「中立性」お題目の下「孤立」するメディア
— 法曹界同様「孤高」目指すべき —
弁護士会館大ホールのイス席は埋めつくされ、入りきれない方のためにロビーに音声が流れている。2月28日に78歳で急逝された元最高裁判事で弁護士の滝井繁男さんの「お別れの会」が先週、大阪で開かれた。これまでこうした会には随分、出席しているが、平日の昼間、こんなに大勢の人が参列された会は初めてだ。

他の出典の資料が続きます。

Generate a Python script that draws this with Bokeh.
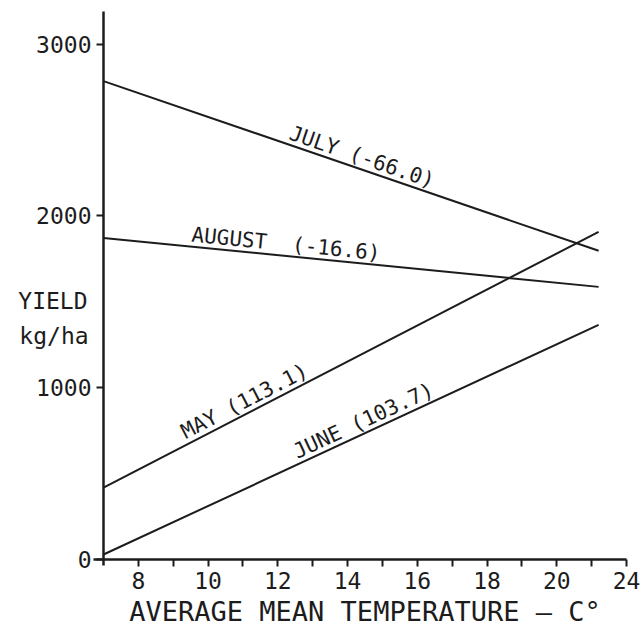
import math

from bokeh.plotting import figure
from bokeh.models import ColumnDataSource, Range1d, FixedTicker
from bokeh.core.properties import value
from bokeh.embed import file_html
from bokeh.resources import INLINE

# Fitted yield lines against monthly average mean temperature
months = ["JULY", "AUGUST", "MAY", "JUNE"]
coefficients = ["-66.0", "-16.6", "113.1", "103.7"]
label_gap = [" ", "\u00a0 ", " ", " "]
temp_start = [7.0, 7.0, 7.0, 7.0]
temp_end = [21.2, 21.2, 21.2, 21.2]
yield_start = [2785, 1872, 419, 29]
yield_end = [1797, 1587, 1907, 1366]
label_temp = [14.3, 12.2, 11.2, 14.6]

# Axis ticks (the last tick is lettered "24" on the original drawing)
x_tick_values = list(range(8, 23))
x_tick_text = ["8", "", "10", "", "12", "", "14", "", "16", "", "18", "", "20", "", "24"]
y_tick_values = [0, 1000, 2000, 3000]
y_title = ["YIELD", "kg/ha"]
y_title_yield = [1502, 1300]
x_title = "AVERAGE MEAN TEMPERATURE \u2013 C\u00b0"

# Plotting area: temperature 7-22 and yield 0-3190 fill a 523 x 548 px box;
# the canvas margins around it are part of the same data space so that the
# titles can be drawn as ordinary text.
X_MIN, X_MAX = 7, 22
Y_MIN, Y_MAX = 0, 3190
BOX_W, BOX_H = 523, 548
PAD_L, PAD_R, PAD_T, PAD_B = 103, 17, 11, 78
W, H = BOX_W + PAD_L + PAD_R, BOX_H + PAD_T + PAD_B

px_per_x = BOX_W / (X_MAX - X_MIN)
px_per_y = BOX_H / (Y_MAX - Y_MIN)

INK = "#1c1c1c"
FONT = "DejaVu Sans Mono"

p = figure(
    frame_width=W,
    frame_height=H,
    x_range=Range1d(X_MIN - PAD_L / px_per_x, X_MAX + PAD_R / px_per_x),
    y_range=Range1d(Y_MIN - PAD_B / px_per_y, Y_MAX + PAD_T / px_per_y),
    output_backend="svg",
    toolbar_location=None,
    min_border=0,
)
p.outline_line_color = None
p.grid.visible = False
p.background_fill_color = "white"
p.border_fill_color = "white"

# Regression lines
lines = ColumnDataSource(dict(x0=temp_start, y0=yield_start, x1=temp_end, y1=yield_end))
p.segment(x0="x0", y0="y0", x1="x1", y1="y1", source=lines, line_color=INK, line_width=2)

# Month labels laid along each line
angles, label_yield, texts = [], [], []
for m, g, c, x0, x1, y0, y1, t in zip(months, label_gap, coefficients, temp_start,
                                      temp_end, yield_start, yield_end, label_temp):
    angles.append(math.atan2((y1 - y0) * px_per_y, (x1 - x0) * px_per_x))
    label_yield.append(y0 + (y1 - y0) * (t - x0) / (x1 - x0))
    texts.append(f"{m}{g}({c})")

labels = ColumnDataSource(dict(x=label_temp, y=label_yield, text=texts, angle=angles))
p.text(x="x", y="y", text="text", angle="angle", source=labels,
       text_align="center", text_baseline="bottom",
       text_font=value(FONT), text_font_size="21px", text_color=INK)

# Horizontal y-axis title
p.text(x=[5.55, 5.58], y=y_title_yield, text=y_title,
       text_align="center", text_baseline="middle",
       text_font=value(FONT), text_font_size="23px", text_color=INK)

# x-axis title, centred under the temperature scale
p.text(x=[(X_MIN + X_MAX) / 2], y=[Y_MIN - 52 / px_per_y], text=[x_title],
       text_align="center", text_baseline="middle",
       text_font=value(FONT), text_font_size="27px", text_color=INK)

# Axes crossing at (7, 0)
xa = p.xaxis[0]
xa.fixed_location = Y_MIN
xa.bounds = (6.72, X_MAX)
xa.ticker = FixedTicker(ticks=x_tick_values, minor_ticks=[])
xa.major_label_overrides = {v: t for v, t in zip(x_tick_values, x_tick_text)}

ya = p.yaxis[0]
ya.fixed_location = X_MIN
ya.bounds = (-35, Y_MAX)
ya.ticker = FixedTicker(ticks=y_tick_values, minor_ticks=[])

for ax in (xa, ya):
    ax.axis_line_color = INK
    ax.axis_line_width = 2.5
    ax.major_tick_line_color = INK
    ax.major_tick_line_width = 2
    ax.major_tick_in = 0
    ax.major_tick_out = 7
    ax.minor_tick_line_color = None
    ax.major_label_text_font = FONT
    ax.major_label_text_font_size = "23px"
    ax.major_label_text_color = INK
    ax.major_label_standoff = 5

open("out.html", "w").write(file_html(p, INLINE))
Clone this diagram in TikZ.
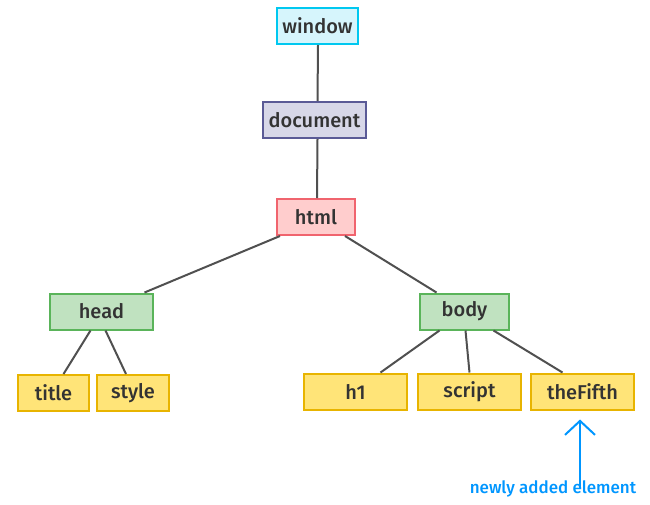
\documentclass[tikz,border=0pt]{standalone}
\usepackage{fontspec}
\setmainfont{Fira Sans Medium}
\usetikzlibrary{calc,arrows.meta}
\definecolor{wfill}{RGB}{214,245,252}
\definecolor{wdraw}{RGB}{0,200,240}
\definecolor{dfill}{RGB}{215,215,232}
\definecolor{ddraw}{RGB}{90,90,150}
\definecolor{hfill}{RGB}{255,205,205}
\definecolor{hdraw}{RGB}{240,100,110}
\definecolor{gfill}{RGB}{192,226,192}
\definecolor{gdraw}{RGB}{90,180,90}
\definecolor{yfill}{RGB}{255,228,120}
\definecolor{ydraw}{RGB}{232,180,0}
\definecolor{linec}{RGB}{80,80,80}
\definecolor{noteblue}{RGB}{0,150,255}
\tikzset{
  box/.style={draw, line width=2pt, minimum height=36pt, inner sep=0pt,
    font=\fontsize{20}{20}\selectfont, text=black!80},
  winbox/.style={box, fill=wfill, draw=wdraw, minimum width=81pt},
  docbox/.style={box, fill=dfill, draw=ddraw, minimum width=103pt},
  htmlbox/.style={box, fill=hfill, draw=hdraw, minimum width=78pt},
  greenbox/.style={box, fill=gfill, draw=gdraw},
  leafbox/.style={box, fill=yfill, draw=ydraw},
  edge/.style={draw=linec, line width=2pt}
}
\begin{document}
\begin{tikzpicture}[x=1pt,y=-1pt]
\useasboundingbox (0,0) rectangle (650,504);
\node[winbox] (window) at (317.5,26) {window};
\node[docbox] (document) at (314.5,120) {document};
\node[htmlbox] (html) at (316,217) {html};
\node[greenbox, minimum width=103pt] (head) at (101.5,311.5) {head};
\node[greenbox, minimum width=89pt] (body) at (464.5,311.5) {body};
\node[leafbox, minimum width=71pt] (title) at (53.5,393) {title};
\node[leafbox, minimum width=72pt] (style) at (133,393) {style};
\node[leafbox, minimum width=103pt] (h1) at (355.5,391.5) {h1};
\node[leafbox, minimum width=103pt] (script) at (469.5,391.5) {script};
\node[leafbox, minimum width=103pt] (fifth) at (582.5,391.5) {theFifth};
\node[text=noteblue, font=\fontsize{17}{17}\selectfont, anchor=center] (note) at (553,489) {newly added element};

\draw[edge] ([xshift=0.5pt]window.south) -- ([xshift=3pt]document.north);
\draw[edge] ([xshift=3pt]document.south) -- ([xshift=1pt]html.north);
\draw[edge] ([xshift=-36pt]html.south) -- ([xshift=43pt]head.north);
\draw[edge] ([xshift=29pt]html.south) -- ([xshift=-28pt]body.north);
\draw[edge] ([xshift=-11pt]head.south) -- ([xshift=10pt]title.north);
\draw[edge] ([xshift=4pt]head.south) -- ([xshift=-7pt]style.north);
\draw[edge] ([xshift=-25pt]body.south) -- ([xshift=25pt]h1.north);
\draw[edge] ([xshift=1pt]body.south) -- ([xshift=0pt]script.north);
\draw[edge] ([xshift=29pt]body.south) -- ([xshift=-20pt]fifth.north);
\draw[noteblue, line width=2pt, -{Straight Barb[length=14pt,width=30pt]}] ([xshift=27pt,yshift=-12pt]note.north) -- ([xshift=-2.5pt,yshift=-9pt]fifth.south);
\end{tikzpicture}
\end{document}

1度、新緑の京都郊外で昼間からお酒を酌み交わしたことがある。豊富な話題とソフトな語り口は、元最高裁判事という肩書をみじんにも感じさせなかった。弁護士として、最高裁判事として、司法と市民生活をぐっと近づけた方でもあった。
滝井さんが弁護団副団長をつとめた大阪空港騒音公害訴訟。裁判の結果、この空港は半世紀たったいまも、夜間の飛行は禁止されている。最高裁判事として消費者金融の、いわゆるグレーゾーンとされた高金利について明確に違法と判断。取り立て地獄に泣いていた人がどれほど救済されたことか。いまテレビでしきりに過払い金返還を請け負う法律事務所のCMが流れているのも、この判決があったからこそ。ひとつの裁判によって私たちの日常がどれほど変わるか。そのことを肌で感じさせてくれた方だった。
著書、「最高裁判所は変わったか〜一裁判官の自己検証」(岩波書店)の中に、私がしっかりと心に留めている言葉がある。
<司法は中立性を強調する余り、いささかあるべき位置から距離を置きすぎたのではないか。司法のあるべき姿を求めて孤高を持するつもりが孤立してしまったのではないか。そうだとすれば、その本来の役割を果たすことは到底できない>
これを私は、法曹界だけに発せられた言葉とは受け止めない。放送界、いや、メディアに関わるすべての人が心して聞くべき言葉だと思っている。いまメディアは政権から「中立であれ」というお題目のもと、その実、陰湿、陰険に批判を封殺されようとしている。メディアが中立性という名のもとに、それに屈してしまったとき、間違いなく視聴者、読者から孤立する。
市民と一番近いところにいなければならない司法とメディアの、本来の役割は何か。遺影のやさしい口もとは、そのことをずっと問いかけていく、と言われているようにも思えるのだ。